I am also here in my official capacity as Chairman of the US Commodity Futures Trading Commission (CFTC), the world’s oldest and most experienced regulator of derivatives trading markets. Not only do we oversee the world’s largest futures markets, we are also the world’s only derivatives-specific, national regulatory body.

At the CFTC, we see emerging financial technology as not only a great challenge, but also a great opportunity.  Our policy response might be summarized in “five As”:

  • Adapt Rapidly
  • Adopt Widely
  • Analyze Deeply
  • Administer Principally
  • Advocate Rarely

These responses are simple in concept.  Adapting rapidly means keeping pace and not falling behind technological evolution.  Adopting widely means seeking to utilize new technology advances in the course of regulatory activity.  Analyzing deeply means increasingly effective big data collection and analysis.  Administer principally means staying true to the CFTC’s long-standing practice of principles based regulation, especially in a time of rapid technological transformation.  Perhaps most importantly, advocating rarely means avoiding any temptation to champion any particular form of technology, market structure or innovation over any other, but to allow market forces and technical innovation to evolve organically.

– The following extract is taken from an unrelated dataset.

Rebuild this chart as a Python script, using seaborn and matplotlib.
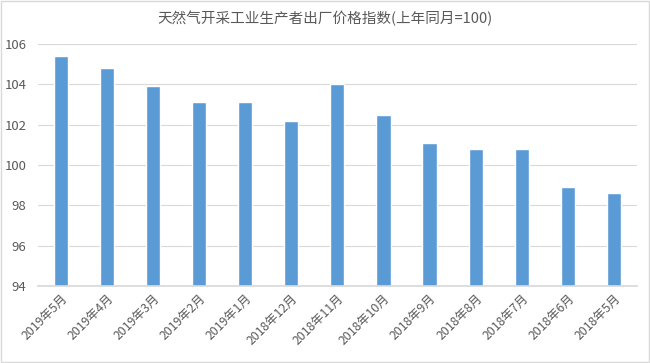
import matplotlib.pyplot as plt
import seaborn as sns
import pandas as pd

months = ['2019年5月', '2019年4月', '2019年3月', '2019年2月', '2019年1月', '2018年12月',
          '2018年11月', '2018年10月', '2018年9月', '2018年8月', '2018年7月', '2018年6月', '2018年5月']
index_values = [105.4, 104.8, 103.9, 103.1, 103.1, 102.2, 104.0, 102.5, 101.1, 100.8, 100.8, 98.9, 98.6]
y_ticks = [94, 96, 98, 100, 102, 104, 106]


def main():
    sns.set_theme(style="white")
    plt.rcParams['font.family'] = ['Noto Sans CJK SC', 'DejaVu Sans']

    df = pd.DataFrame({'month': months, 'value': index_values})

    fig = plt.figure(figsize=(6.5, 3.63), dpi=100)
    ax = fig.add_axes([0.058, 0.212, 0.922, 0.667])
    sns.barplot(data=df, x='month', y='value', color='#5B9BD5', saturation=1,
                width=0.31, ax=ax)

    ax.set_xlim(-0.5, len(months) - 0.5)
    ax.set_ylim(94, 106)
    ax.set_yticks(y_ticks)
    ax.yaxis.grid(True, color='#D9D9D9', linewidth=0.8)
    ax.set_axisbelow(True)
    for s in ['top', 'right', 'left']:
        ax.spines[s].set_visible(False)
    ax.spines['bottom'].set_color('#D9D9D9')
    ax.set_xlabel('')
    ax.set_ylabel('')
    ax.tick_params(axis='y', labelsize=9.5, colors='#595959', length=0, pad=8)
    ax.tick_params(axis='x', labelsize=8.8, colors='#595959', length=0, pad=4)
    for lbl in ax.get_xticklabels():
        lbl.set_rotation(45)
        lbl.set_ha('right')
        lbl.set_rotation_mode('anchor')

    fig.text(0.5, 0.948, '天然气开采工业生产者出厂价格指数(上年同月=100)', ha='center', va='center',
             fontsize=10.5, color='#595959')

    # outer border like the spreadsheet chart frame
    fig.patches.append(plt.Rectangle((0.002, 0.003), 0.996, 0.994, transform=fig.transFigure,
                                     fill=False, edgecolor='#D9D9D9', linewidth=1))

    fig.savefig('out.png', dpi=100)


if __name__ == '__main__':
    main()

Let me review our two day program.  It begins this afternoon with a great address by Hal Varian, Google’s Chief Economist, followed by dinner and then a fireside chat about the impact of technology on economics and society.  Monday will have a series of well-arranged panels, including a discussion of the impact of digital technology on financial services, the challenges it presents for public policy.  Then, after lunch, some break out groups will consider individual technological areas.  Following our gala dinner on Monday, there will be an engaging debate on the proposition that “technology is tearing trust apart.”  Then, on Tuesday morning, we will have a final panel, followed by reports of the break out groups and my closing remarks.

Undoubtedly, our conversations over the next few days will identify a range of concerns over the future of financial markets as well as human society.  It may even cause us to consider the future of human nature.  This would be for the good.  In prior times of rapid technological change - the first three industrial revolutions - the technological innovators were often not the ones concerned with social impact.  Meanwhile, the social reformers were often not the technologists.  That was unfortunate.

The opportunity for today’s leaders in the current industrial revolution, such as those gathered here together, is to be both prophets of change and protectors of the human condition.  As program co-chair, I challenge you to take time in your deliberations over the next 48 hours to consider the impact of emerging technology, not just on financial markets, but on humanity itself.

The first Salzburg Global Seminar took place in a rapidly changing Europe, with a devastating war behind it, threats on its flanks and the computer age on its horizon.  The Seminar’s essential purpose was then to champion the cause of economic liberty and human dignity against tyranny and oppression.

Seventy years later, the Salzburg Global Seminar again takes place amidst a changing and turbulent world with a new technological revolution underway.  Let us put our minds to work, as our predecessors did seventy years ago, to consider how best to enhance the human spirit amidst the perils and promises of an ever changing world and ever constant technological transformation.